◆ EXERCISE INSTRUCTIONS
Leave out any picture and return the remaining listing below exactly as given.

◆ SOURCE MATERIAL

----

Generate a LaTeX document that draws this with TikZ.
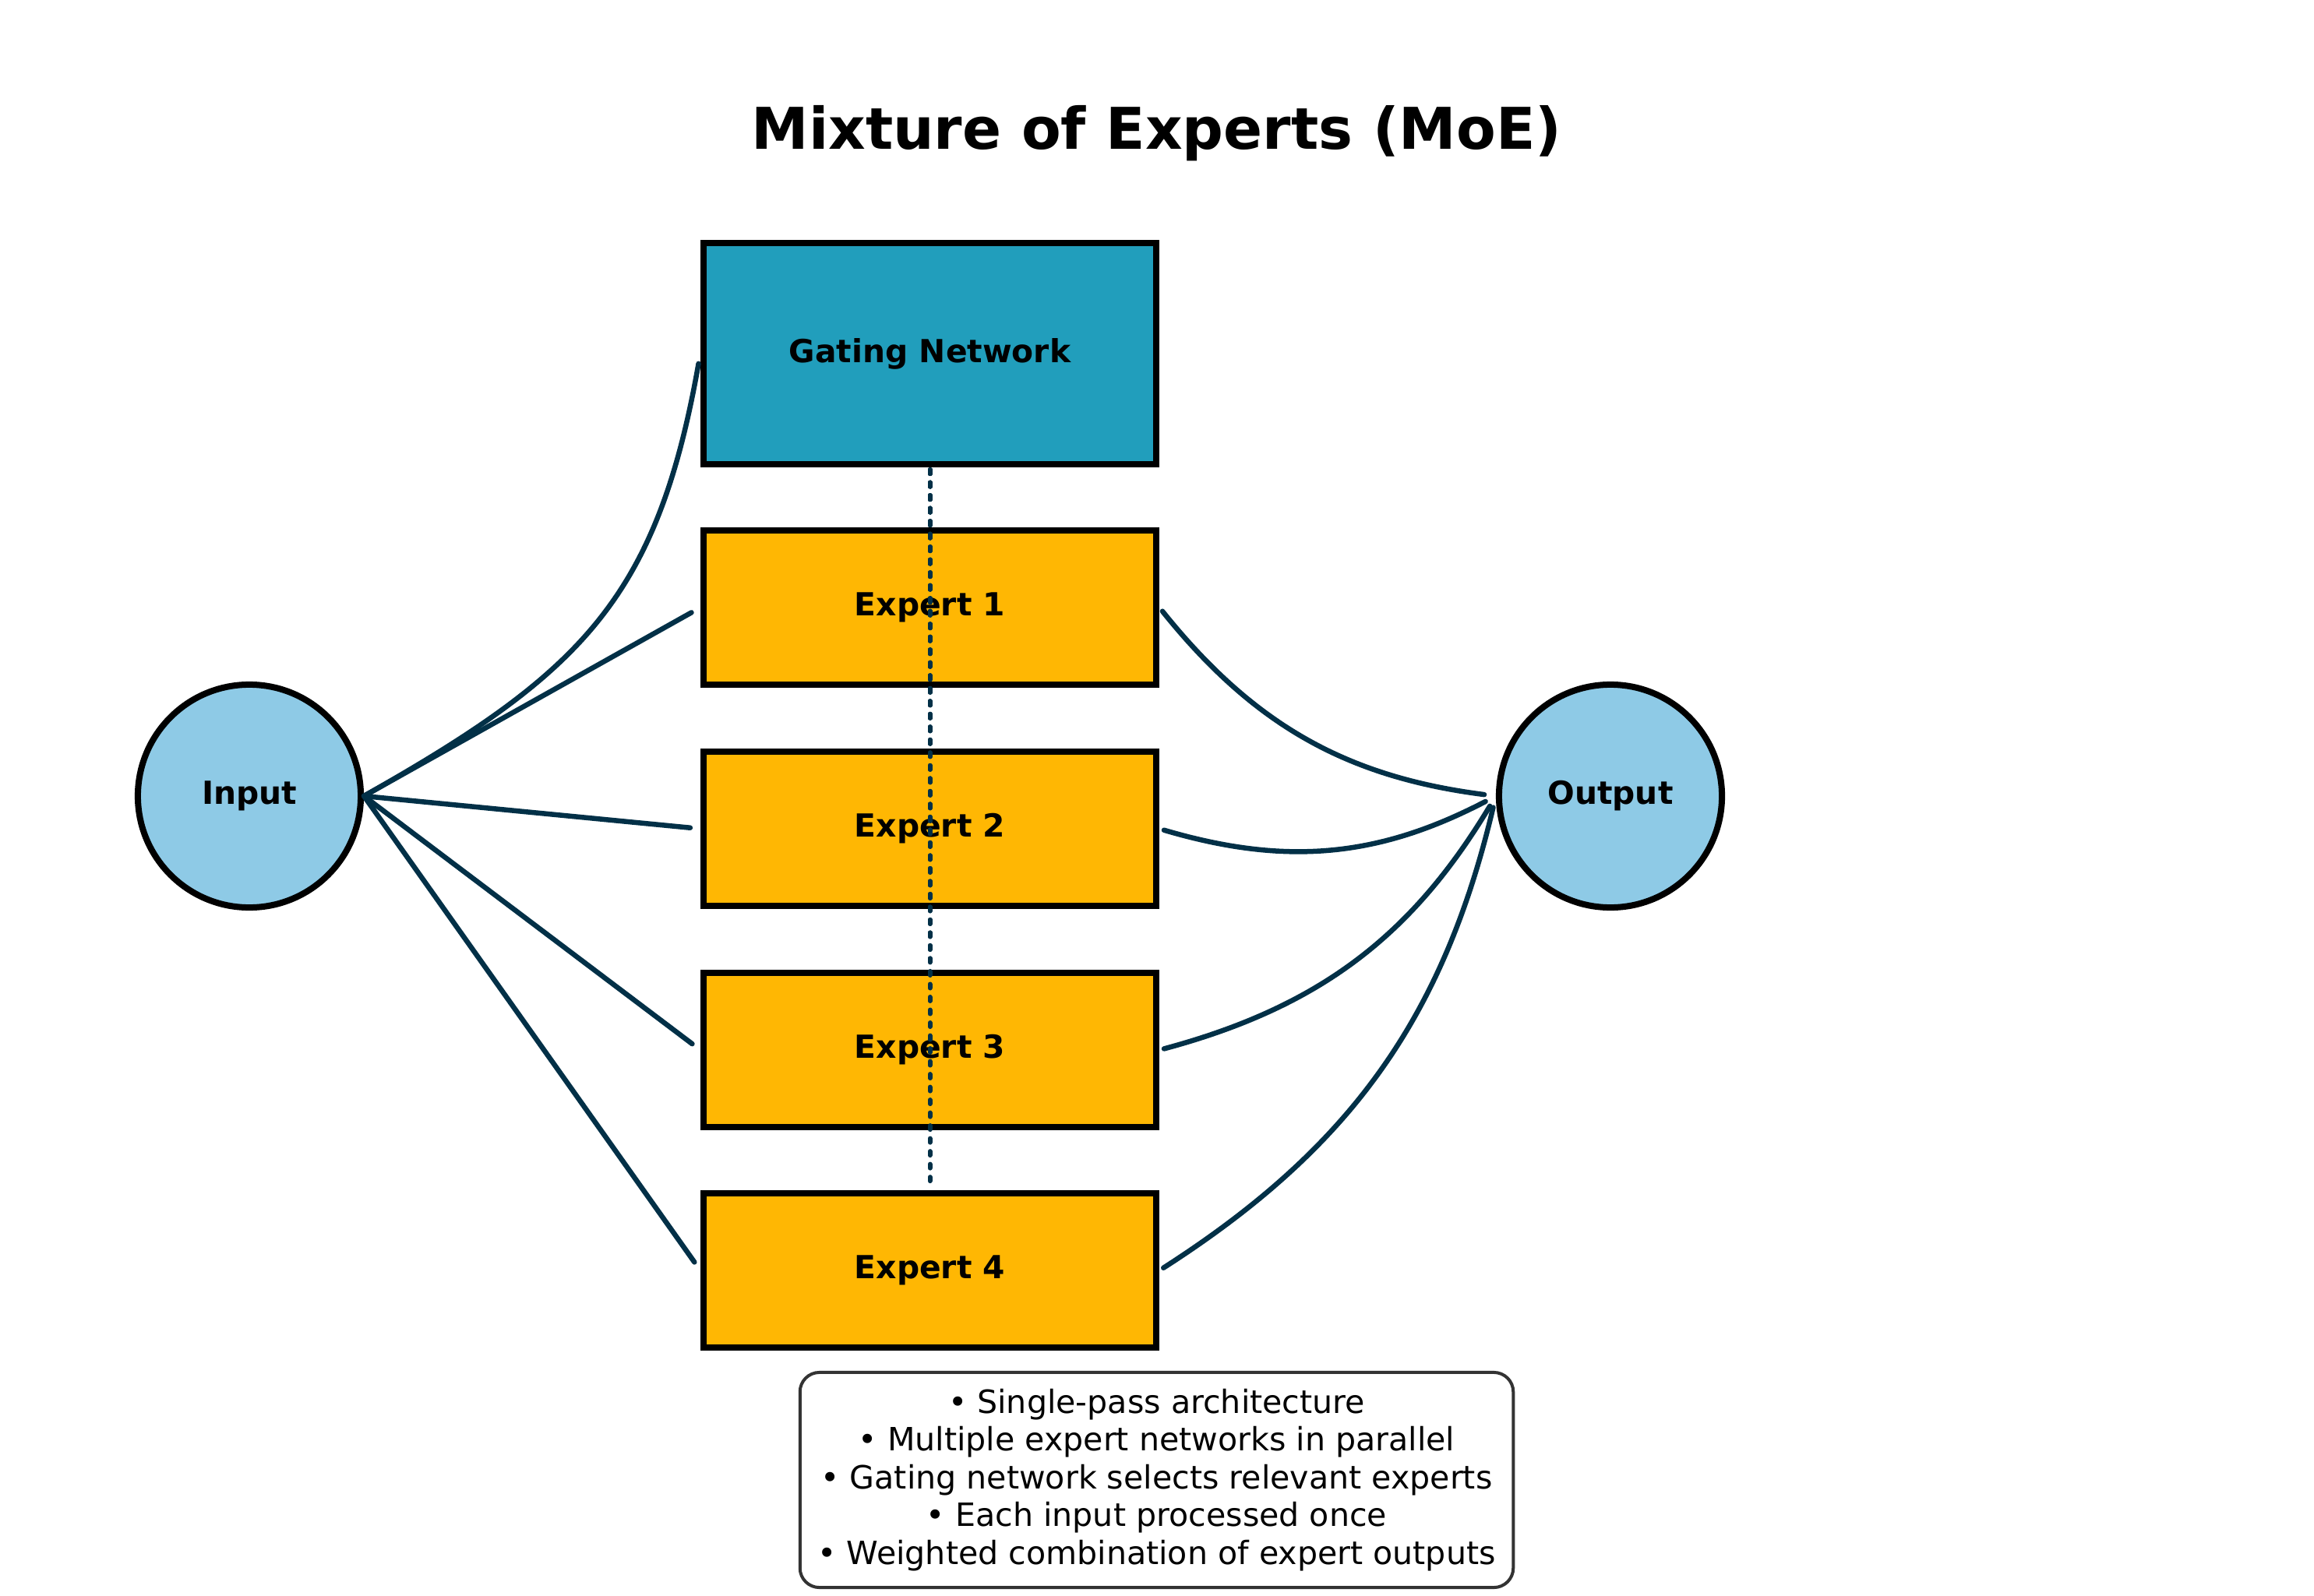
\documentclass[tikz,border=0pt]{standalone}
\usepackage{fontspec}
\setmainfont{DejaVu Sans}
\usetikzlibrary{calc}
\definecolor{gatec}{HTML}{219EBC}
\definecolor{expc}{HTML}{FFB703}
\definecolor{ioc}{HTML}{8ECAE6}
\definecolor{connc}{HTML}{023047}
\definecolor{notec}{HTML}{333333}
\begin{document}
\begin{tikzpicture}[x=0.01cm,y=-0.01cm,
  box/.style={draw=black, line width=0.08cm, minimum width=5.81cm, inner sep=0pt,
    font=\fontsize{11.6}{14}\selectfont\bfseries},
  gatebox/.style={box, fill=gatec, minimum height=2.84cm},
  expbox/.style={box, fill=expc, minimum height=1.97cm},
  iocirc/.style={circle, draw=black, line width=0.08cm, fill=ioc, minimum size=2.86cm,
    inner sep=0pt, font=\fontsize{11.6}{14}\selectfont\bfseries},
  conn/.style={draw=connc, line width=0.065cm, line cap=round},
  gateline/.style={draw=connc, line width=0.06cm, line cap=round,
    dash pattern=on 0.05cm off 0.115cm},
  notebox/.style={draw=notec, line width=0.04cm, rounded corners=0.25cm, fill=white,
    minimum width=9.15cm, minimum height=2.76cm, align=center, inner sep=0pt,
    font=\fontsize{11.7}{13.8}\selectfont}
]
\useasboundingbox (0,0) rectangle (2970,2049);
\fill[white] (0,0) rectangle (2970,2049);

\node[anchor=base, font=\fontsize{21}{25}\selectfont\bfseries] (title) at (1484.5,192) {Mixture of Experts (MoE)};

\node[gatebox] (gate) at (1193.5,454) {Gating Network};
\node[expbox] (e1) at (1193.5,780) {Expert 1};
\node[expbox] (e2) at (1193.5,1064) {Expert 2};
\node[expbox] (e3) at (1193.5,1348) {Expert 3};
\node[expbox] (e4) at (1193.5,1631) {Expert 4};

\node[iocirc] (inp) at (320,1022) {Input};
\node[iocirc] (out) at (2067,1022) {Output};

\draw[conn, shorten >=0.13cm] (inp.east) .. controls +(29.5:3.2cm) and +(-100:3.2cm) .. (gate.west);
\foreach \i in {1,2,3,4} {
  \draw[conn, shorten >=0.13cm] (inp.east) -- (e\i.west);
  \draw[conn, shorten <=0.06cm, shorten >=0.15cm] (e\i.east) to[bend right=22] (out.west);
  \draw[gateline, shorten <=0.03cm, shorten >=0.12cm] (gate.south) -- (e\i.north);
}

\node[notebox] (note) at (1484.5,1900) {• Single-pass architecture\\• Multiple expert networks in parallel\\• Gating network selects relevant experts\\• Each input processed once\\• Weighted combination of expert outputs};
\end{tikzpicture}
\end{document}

----

◆ RESPONSE TO THE EXERCISE
Generate a LaTeX document that draws this with TikZ.
\documentclass[tikz,border=0pt]{standalone}
\usepackage{fontspec}
\setmainfont{DejaVu Sans}
\usetikzlibrary{calc}
\definecolor{gatec}{HTML}{219EBC}
\definecolor{expc}{HTML}{FFB703}
\definecolor{ioc}{HTML}{8ECAE6}
\definecolor{connc}{HTML}{023047}
\definecolor{notec}{HTML}{333333}
\begin{document}
\begin{tikzpicture}[x=0.01cm,y=-0.01cm,
  box/.style={draw=black, line width=0.08cm, minimum width=5.81cm, inner sep=0pt,
    font=\fontsize{11.6}{14}\selectfont\bfseries},
  gatebox/.style={box, fill=gatec, minimum height=2.84cm},
  expbox/.style={box, fill=expc, minimum height=1.97cm},
  iocirc/.style={circle, draw=black, line width=0.08cm, fill=ioc, minimum size=2.86cm,
    inner sep=0pt, font=\fontsize{11.6}{14}\selectfont\bfseries},
  conn/.style={draw=connc, line width=0.065cm, line cap=round},
  gateline/.style={draw=connc, line width=0.06cm, line cap=round,
    dash pattern=on 0.05cm off 0.115cm},
  notebox/.style={draw=notec, line width=0.04cm, rounded corners=0.25cm, fill=white,
    minimum width=9.15cm, minimum height=2.76cm, align=center, inner sep=0pt,
    font=\fontsize{11.7}{13.8}\selectfont}
]
\useasboundingbox (0,0) rectangle (2970,2049);
\fill[white] (0,0) rectangle (2970,2049);

\node[anchor=base, font=\fontsize{21}{25}\selectfont\bfseries] (title) at (1484.5,192) {Mixture of Experts (MoE)};

\node[gatebox] (gate) at (1193.5,454) {Gating Network};
\node[expbox] (e1) at (1193.5,780) {Expert 1};
\node[expbox] (e2) at (1193.5,1064) {Expert 2};
\node[expbox] (e3) at (1193.5,1348) {Expert 3};
\node[expbox] (e4) at (1193.5,1631) {Expert 4};

\node[iocirc] (inp) at (320,1022) {Input};
\node[iocirc] (out) at (2067,1022) {Output};

\draw[conn, shorten >=0.13cm] (inp.east) .. controls +(29.5:3.2cm) and +(-100:3.2cm) .. (gate.west);
\foreach \i in {1,2,3,4} {
  \draw[conn, shorten >=0.13cm] (inp.east) -- (e\i.west);
  \draw[conn, shorten <=0.06cm, shorten >=0.15cm] (e\i.east) to[bend right=22] (out.west);
  \draw[gateline, shorten <=0.03cm, shorten >=0.12cm] (gate.south) -- (e\i.north);
}

\node[notebox] (note) at (1484.5,1900) {• Single-pass architecture\\• Multiple expert networks in parallel\\• Gating network selects relevant experts\\• Each input processed once\\• Weighted combination of expert outputs};
\end{tikzpicture}
\end{document}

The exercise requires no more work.